That does not make sense to me.
Yes both Unreal and UT were originally "made" with UEd1, but then they updated both regularly before the "end-of-life".
UEd was on v2 before the last official patches, so both have had a newer official Ed.
More content exists for both games that has been made in UEd2, than was originally made with UEd1.
If it was just the 1 product, we would still have had updates until they made the next engine.
I can't see why if they were limited to the 1 game they would decide not to update the tools they used until the next engine
The more versions they have, the less reason they have to update the older ones.
All this is fantasy.
In a hypothetical reality where UT would have been an expansion of Unreal, what makes you think they would have needed to update the editor, given that they managed to release two very good games with the old one? What makes you think they would have kept updating the game as long as they did? What makes you think "end of life" would not have been years?

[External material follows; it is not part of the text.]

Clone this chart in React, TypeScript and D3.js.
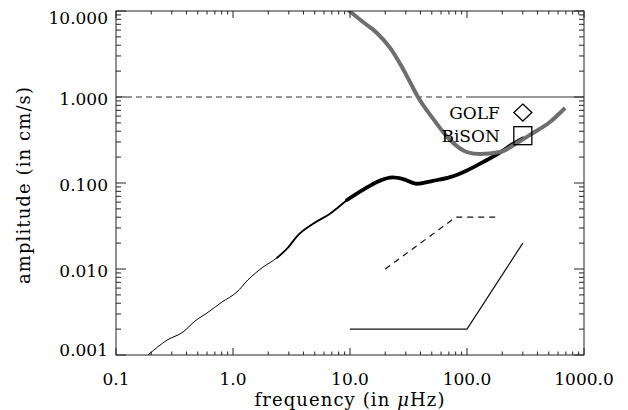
import React from 'react';
import * as d3 from 'd3';

// Black spectrum (frequency in µHz, amplitude in cm/s)
const blackFreq = [0.188, 0.273, 0.374, 0.473, 0.6, 0.805, 1.08, 1.34, 1.8, 2.38, 2.95, 3.52, 4.83, 6.75, 9.42, 12.9, 17.0, 23.3, 28.4, 37.4, 51.2, 71.6, 100, 137, 191, 247, 300];
const blackAmp = [0.001, 0.00149, 0.00185, 0.00248, 0.00308, 0.00413, 0.0054, 0.00745, 0.0105, 0.0135, 0.0177, 0.0240, 0.0335, 0.0440, 0.0634, 0.083, 0.103, 0.116, 0.111, 0.098, 0.106, 0.117, 0.140, 0.175, 0.226, 0.285, 0.33];

// Gray spectrum
const grayFreq = [9.6, 12.9, 17.0, 22.0, 27.8, 32.6, 38.1, 51.2, 71.6, 100, 129, 191, 267, 366, 512, 689];
const grayAmp = [10.3, 7.45, 5.55, 3.72, 2.23, 1.49, 1.0, 0.56, 0.316, 0.229, 0.217, 0.229, 0.292, 0.381, 0.512, 0.745];

// Reference slopes
const solidRefFreq = [10, 100, 300];
const solidRefAmp = [0.002, 0.002, 0.02];
const dashRefFreq = [20, 80, 180];
const dashRefAmp = [0.01, 0.04, 0.04];

// Unity line
const unityAmp = 1;
const unityBreakFreq = 100;

// Markers
const markerFreq = 300;
const golfAmp = 0.66;
const bisonAmp = 0.355;
const markerLabels = ['GOLF', 'BiSON'];

// Ticks
const xTickValues = [0.1, 1, 10, 100, 1000];
const xTickLabels = ['0.1', '1.0', '10.0', '100.0', '1000.0'];
const yTickValues = [0.001, 0.01, 0.1, 1, 10];
const yTickLabels = ['0.001', '0.010', '0.100', '1.000', '10.000'];

const W = 628, H = 410;
const L = 116, R = 584, T = 11, B = 355;
const FONT = 'DejaVu Serif';

export default function App() {
  const x = d3.scaleLog().domain([0.1, 1000]).range([L, R]);
  const y = d3.scaleLog().domain([0.001, 10]).range([B, T]);

  const line = d3.line<[number, number]>().x(d => x(d[0])).y(d => y(d[1]));
  const smooth = d3.line<[number, number]>().x(d => x(d[0])).y(d => y(d[1])).curve(d3.curveMonotoneX);
  const pts = (fs: number[], as: number[]) => fs.map((f, i) => [f, as[i]] as [number, number]);

  const black = pts(blackFreq, blackAmp);
  const seg = (lo: number, hi: number) => black.filter(d => d[0] >= lo && d[0] <= hi);
  const blackSegs = [
    { d: seg(2.38, 9.42), w: 1.8 },
    { d: seg(9.42, 1000), w: 3.8 },
  ];

  const xMinor: number[] = [];
  const yMinor: number[] = [];
  [0.1, 1, 10, 100].forEach(d => { for (let k = 2; k <= 9; k++) xMinor.push(d * k); });
  [0.001, 0.01, 0.1, 1].forEach(d => { for (let k = 2; k <= 9; k++) yMinor.push(d * k); });

  const xMaj = 7, xMin = 3.5, yMaj = 10, yMin = 5;
  const axisColor = '#222';

  const gy = y(golfAmp), by = y(bisonAmp), mx = x(markerFreq);

  return (
    <svg width={W} height={H} style={{ position: 'absolute', left: 0, top: 0, background: '#fff' }} fontFamily={FONT}>
      <defs>
        <clipPath id="plot"><rect x={L} y={T} width={R - L} height={B - T} /></clipPath>
      </defs>
      <rect x={0} y={0} width={W} height={H} fill="#fff" />

      <g clipPath="url(#plot)" fill="none">
        {/* unity line */}
        <line x1={x(0.1)} x2={x(unityBreakFreq)} y1={y(unityAmp)} y2={y(unityAmp)} stroke="#333" strokeWidth={1} strokeDasharray="6,4" />
        <line x1={x(unityBreakFreq)} x2={x(1000)} y1={y(unityAmp)} y2={y(unityAmp)} stroke="#333" strokeWidth={1} />
        {/* reference slopes */}
        <path d={line(pts(solidRefFreq, solidRefAmp)) || ''} stroke="#111" strokeWidth={1.2} />
        <path d={line(pts(dashRefFreq, dashRefAmp)) || ''} stroke="#111" strokeWidth={1.2} strokeDasharray="6,5" />
        {/* black spectrum */}
        <path d={smooth(black) || ''} stroke="#000" strokeWidth={1} strokeLinejoin="round" />
        {blackSegs.map((s, i) => (
          <path key={i} d={smooth(s.d) || ''} stroke="#000" strokeWidth={s.w} strokeLinejoin="round" strokeLinecap="round" />
        ))}
        {/* gray spectrum */}
        <path d={smooth(pts(grayFreq, grayAmp)) || ''} stroke="#6e6e6e" strokeWidth={4} strokeLinejoin="round" />
      </g>

      {/* markers */}
      <path d={`M${mx},${gy - 8.5}L${mx + 9},${gy}L${mx},${gy + 8.5}L${mx - 9},${gy}Z`} fill="none" stroke="#000" strokeWidth={1.3} />
      <rect x={mx - 9} y={by - 9} width={18} height={18} fill="none" stroke="#000" strokeWidth={1.3} />
      <text x={mx - 23} y={gy + 6.5} textAnchor="end" fontSize={17} fill="#000">{markerLabels[0]}</text>
      <text x={mx - 23} y={by + 6.5} textAnchor="end" fontSize={17} fill="#000">{markerLabels[1]}</text>

      {/* frame */}
      <rect x={L} y={T} width={R - L} height={B - T} fill="none" stroke={axisColor} strokeWidth={1} />

      {/* x ticks */}
      {xTickValues.map(v => (
        <g key={'xM' + v} stroke={axisColor}>
          <line x1={x(v)} x2={x(v)} y1={B} y2={B - xMaj} />
          <line x1={x(v)} x2={x(v)} y1={T} y2={T + xMaj} />
        </g>
      ))}
      {xMinor.map(v => (
        <g key={'xm' + v} stroke={axisColor}>
          <line x1={x(v)} x2={x(v)} y1={B} y2={B - xMin} />
          <line x1={x(v)} x2={x(v)} y1={T} y2={T + xMin} />
        </g>
      ))}
      {/* y ticks */}
      {yTickValues.map(v => (
        <g key={'yM' + v} stroke={axisColor}>
          <line x1={L} x2={L + yMaj} y1={y(v)} y2={y(v)} />
          <line x1={R} x2={R - yMaj} y1={y(v)} y2={y(v)} />
        </g>
      ))}
      {yMinor.map(v => (
        <g key={'ym' + v} stroke={axisColor}>
          <line x1={L} x2={L + yMin} y1={y(v)} y2={y(v)} />
          <line x1={R} x2={R - yMin} y1={y(v)} y2={y(v)} />
        </g>
      ))}

      {/* tick labels */}
      {xTickValues.map((v, i) => (
        <text key={'xl' + v} x={x(v)} y={385} textAnchor="middle" fontSize={17} fill="#000">{xTickLabels[i]}</text>
      ))}
      {yTickValues.map((v, i) => {
        const c = Math.max(T + 6.5, Math.min(B - 5.5, y(v) + 2));
        return <text key={'yl' + v} x={108} y={c + 6} textAnchor="end" fontSize={17} fill="#000">{yTickLabels[i]}</text>;
      })}

      {/* axis titles */}
      <text x={(L + R) / 2} y={406} textAnchor="middle" fontSize={18} letterSpacing={1.1} fill="#000">
        frequency (in <tspan fontStyle="italic">μ</tspan>Hz)
      </text>
      <text x={30} y={185} transform="rotate(-90,30,185)" textAnchor="middle" fontSize={18} letterSpacing={1.1} fill="#000">amplitude (in cm/s)</text>
    </svg>
  );
}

Remember UT is on a improved build of the engine while Unreal is only build 220+. The fact that they updated the engine and the editor is largely due to the fact that UT was their top-line product for such a long time. If they had kept using the old 220+ builds for a combined Unreal/UT, why would they have updated the editor instead of keeping the 2.0 one for newer builds of the engine for licensees or for their new games on build 400+? Remember they never backported UEd 2.0 to Unreal; maybe it was too much of a hassle to do it, or maybe they thought the 220+ engine was too old at that point and they wanted to focus on new builds (which they actually did). Why would that have changed if UT had been just an addition streamline into Unreal's old build?
You could provide a very acceptable answer to any of these questions and I could give acceptable rebuttal to all of them. All this is just fantasy with nothing solid to back it up; as far as we know, they reached a stage where they decided a new editor was needed for their engine which had become much better than the old version used in Unreal. The facts are: Unreal had poor netcode which was overhauled for UT, it had a shaky editor which was overhauled for UT, an engine which was improved for UT, and some of these changes were backported from UT to Unreal. There's no telling anything like that would have happened otherwise.
Unless of course you have inside-knowledge, in which case you should write about it because any information about the sweat on cliffy's brow during the development of UT is welcomed
You must construct additional pylons.